I’m approaching learning Japanese with an approximation of the refold roadmap. They recommend against trying to memorize grammar, one should rather spend 10-20 minutes a day studying grammar (no more) and leave the rest to immersion, they say. So I’m giving this a go:)

As for Cure Dolly, when I got to lesson 17 I just watched one episode per day just to be exposed to the ideas and gain a rough awareness that they exist, that way it won’t be so daunting when I inevitably have to look them up later. But that was close to a year ago, and I didn’t reinforce any of it through immersion so I’m starting from scratch again.


Oh wow neat! I like this a lot!

Yeah I was just so overwhelmed with lesson 6… my thoughts have always been to take notes, but perhaps I should do 1 lesson a day, repeating some a few days in a row to get that exposure.

I’m feeling better today, so I’m just hoping I get back into a groove overall!



Here's my Yotsuba attempt for today!

Page 20 - 1/16/22


“From tomorrow it’s summer vacation”


(Since she seems to be singing this, I took out the っ and ー , and it seemed to make some more sense).



Page 21 - 1/16/22


Who’s this?


This area around here has a child who is not looked after (struggled here).
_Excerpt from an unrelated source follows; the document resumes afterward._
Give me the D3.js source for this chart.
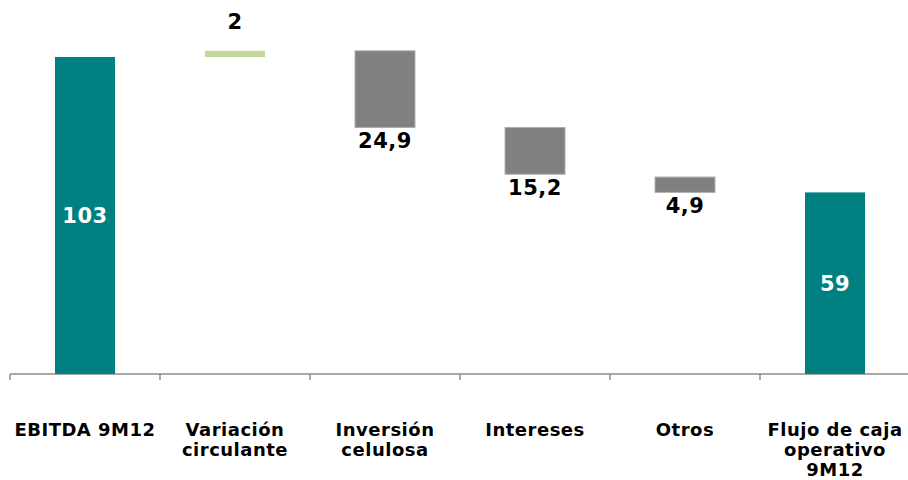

なんかかわった外国のこ (mistakenly thought this was a Yotsuba thought bubble… :sweat_smile:)

Things in this foreign country are kind of strange…?
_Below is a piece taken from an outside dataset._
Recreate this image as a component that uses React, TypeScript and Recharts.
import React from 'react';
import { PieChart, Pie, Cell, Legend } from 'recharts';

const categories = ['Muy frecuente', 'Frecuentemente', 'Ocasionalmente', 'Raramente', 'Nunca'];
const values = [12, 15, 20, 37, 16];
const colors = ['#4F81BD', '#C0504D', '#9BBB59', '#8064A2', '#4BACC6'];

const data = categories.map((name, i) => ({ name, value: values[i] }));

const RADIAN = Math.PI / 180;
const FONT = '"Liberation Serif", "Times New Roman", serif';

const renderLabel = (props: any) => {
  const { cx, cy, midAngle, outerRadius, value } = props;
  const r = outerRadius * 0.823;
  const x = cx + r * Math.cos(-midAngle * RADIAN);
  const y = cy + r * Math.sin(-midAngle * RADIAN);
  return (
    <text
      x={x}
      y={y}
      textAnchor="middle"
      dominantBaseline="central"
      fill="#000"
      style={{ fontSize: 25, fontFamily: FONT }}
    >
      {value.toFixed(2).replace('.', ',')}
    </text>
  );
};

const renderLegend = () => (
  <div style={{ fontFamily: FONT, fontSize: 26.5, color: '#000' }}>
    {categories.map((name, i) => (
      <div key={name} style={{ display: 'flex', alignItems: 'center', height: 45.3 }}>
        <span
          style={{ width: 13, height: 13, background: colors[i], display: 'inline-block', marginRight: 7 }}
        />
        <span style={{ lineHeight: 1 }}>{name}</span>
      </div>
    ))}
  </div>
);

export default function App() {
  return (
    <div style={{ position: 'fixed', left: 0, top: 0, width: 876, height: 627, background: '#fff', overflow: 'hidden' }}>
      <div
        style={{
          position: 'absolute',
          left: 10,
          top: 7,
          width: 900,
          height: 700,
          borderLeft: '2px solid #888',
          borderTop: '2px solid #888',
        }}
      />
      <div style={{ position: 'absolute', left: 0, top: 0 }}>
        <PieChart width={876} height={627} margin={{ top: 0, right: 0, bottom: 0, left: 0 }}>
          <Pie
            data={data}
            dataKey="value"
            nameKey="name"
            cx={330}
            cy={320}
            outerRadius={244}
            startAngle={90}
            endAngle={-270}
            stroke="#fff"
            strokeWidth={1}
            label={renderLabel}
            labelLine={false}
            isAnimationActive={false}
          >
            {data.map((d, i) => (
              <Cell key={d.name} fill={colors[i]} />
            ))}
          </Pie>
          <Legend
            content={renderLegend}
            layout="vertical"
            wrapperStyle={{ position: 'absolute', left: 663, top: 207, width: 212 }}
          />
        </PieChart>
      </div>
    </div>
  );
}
I wonder what she thinks she’s doing…

It was fairly shorter than the previous few pages, though still quite challenging! :slight_smile:


じゃ is an abbreviation for では. 見ない is just plain old “to not see”. “I haven’t seen that child around here [before]”.

That’s two sentences. なんかかわった “She looks kinda strange” 外国の子? “Is she a foreign kid?”


じゃ is short for では, which in turn is just で with a topic marker for extra emphasis.

この辺 - this area
この辺で - in this area (as a place for the verb)
この辺では - in this area (as a place for the verb - with extra emphasis to emphasis it’s this place specifically as opposed to another place)

When a verb phrase directly precedes a noun, it can be a descriptor for said noun, so the whole phrase この辺じゃ見ない is a descriptor for 子: a kid I haven’t seen in this neighborhood.

Normally I’d phrase that as この辺じゃ見たことない子 (〜たことない is used to express someone hasn’t done/experienced something before) but I guess this is even more colloquial? Not entirely sure to be honest, but the meaning is contextually clear anyway.

There’s a split between these two as indicated by the ellipses, it’s two sentences:


なんか just means “kind of”, かわった means different in the sense of “unusual” or “strange”, so she’s thinking “she’s kind of strange”

外国の子 just means “a foreign kid”

So she’s just wondering if Yotsuba is maybe a foreign kid because she looks kind of unusual.

You’ll see this one pop up a lot in manga :smile:

I notice you didn’t include a translation for it, but just in case: it’s a sort of confounded “what the hell is XX doing” - in this case because Yotsuba is pushing a swing and it whacks her in the face

EDIT: I’ve been ninja’d! :open_mouth:


This is where my brain wanted to go! It makes more sense overall, but one of the translations I found said something about “attending to” so I thought maybe she was commenting on the fact she was alone :sweat_smile:

Ah I see. I also thought these were Yotsuba’s thought bubbles, I am so new to Manga that because the bubbles were in a box only with her I just interpreted what I was trying to read from her perspective.